▶ _Given exercise_: Extract everything from the first line through the line with "fig = plt.figure(figsize=(W", both ends included, except for any pictures.

## start Raw data

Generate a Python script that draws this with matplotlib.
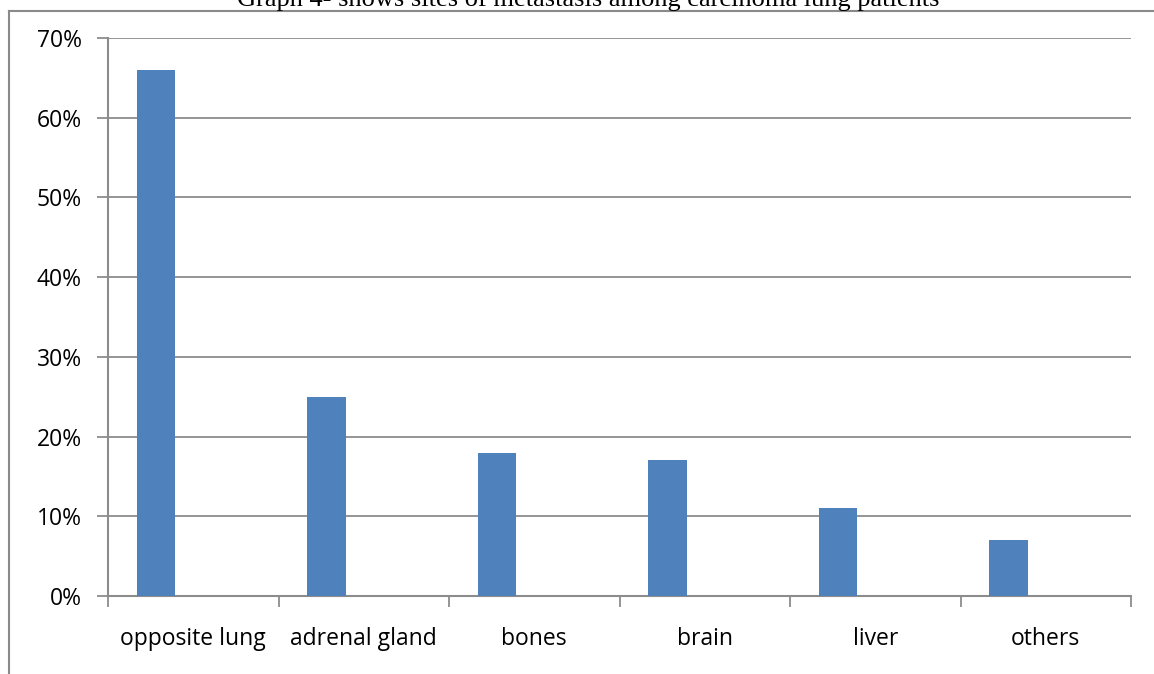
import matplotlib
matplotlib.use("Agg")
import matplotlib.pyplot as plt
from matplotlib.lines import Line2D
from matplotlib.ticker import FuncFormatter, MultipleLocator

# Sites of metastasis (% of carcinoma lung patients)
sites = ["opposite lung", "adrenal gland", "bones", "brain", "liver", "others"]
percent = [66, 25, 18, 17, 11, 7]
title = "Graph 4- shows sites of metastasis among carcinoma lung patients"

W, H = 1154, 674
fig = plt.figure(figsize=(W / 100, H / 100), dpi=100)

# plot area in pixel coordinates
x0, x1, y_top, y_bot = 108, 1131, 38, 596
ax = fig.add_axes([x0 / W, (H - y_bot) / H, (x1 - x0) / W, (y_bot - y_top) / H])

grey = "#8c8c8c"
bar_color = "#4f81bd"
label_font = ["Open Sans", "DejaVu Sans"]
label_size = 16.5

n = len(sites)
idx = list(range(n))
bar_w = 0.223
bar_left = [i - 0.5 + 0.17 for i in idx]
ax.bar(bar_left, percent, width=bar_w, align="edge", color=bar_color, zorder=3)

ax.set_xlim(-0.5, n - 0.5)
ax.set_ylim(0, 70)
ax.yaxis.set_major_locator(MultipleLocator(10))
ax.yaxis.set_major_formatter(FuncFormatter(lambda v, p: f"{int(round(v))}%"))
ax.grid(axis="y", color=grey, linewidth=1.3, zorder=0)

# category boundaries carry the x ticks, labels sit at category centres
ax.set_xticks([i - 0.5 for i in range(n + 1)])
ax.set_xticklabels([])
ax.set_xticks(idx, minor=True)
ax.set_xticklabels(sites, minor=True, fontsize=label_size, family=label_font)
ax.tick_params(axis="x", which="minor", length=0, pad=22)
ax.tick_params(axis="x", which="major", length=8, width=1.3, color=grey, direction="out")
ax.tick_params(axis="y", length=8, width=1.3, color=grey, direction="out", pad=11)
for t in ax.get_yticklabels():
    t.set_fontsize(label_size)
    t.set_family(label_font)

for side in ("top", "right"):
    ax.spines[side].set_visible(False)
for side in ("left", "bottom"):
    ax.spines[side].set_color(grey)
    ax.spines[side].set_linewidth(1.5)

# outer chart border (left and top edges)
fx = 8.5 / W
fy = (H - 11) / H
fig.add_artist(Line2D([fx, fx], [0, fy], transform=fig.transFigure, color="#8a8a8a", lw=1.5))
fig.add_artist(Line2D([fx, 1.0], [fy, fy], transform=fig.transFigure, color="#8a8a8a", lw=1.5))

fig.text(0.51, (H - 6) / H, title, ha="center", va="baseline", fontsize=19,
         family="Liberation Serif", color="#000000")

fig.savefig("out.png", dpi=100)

## end Raw data

▶ _The response_:
Generate a Python script that draws this with matplotlib.
import matplotlib
matplotlib.use("Agg")
import matplotlib.pyplot as plt
from matplotlib.lines import Line2D
from matplotlib.ticker import FuncFormatter, MultipleLocator

# Sites of metastasis (% of carcinoma lung patients)
sites = ["opposite lung", "adrenal gland", "bones", "brain", "liver", "others"]
percent = [66, 25, 18, 17, 11, 7]
title = "Graph 4- shows sites of metastasis among carcinoma lung patients"

W, H = 1154, 674
fig = plt.figure(figsize=(W / 100, H / 100), dpi=100)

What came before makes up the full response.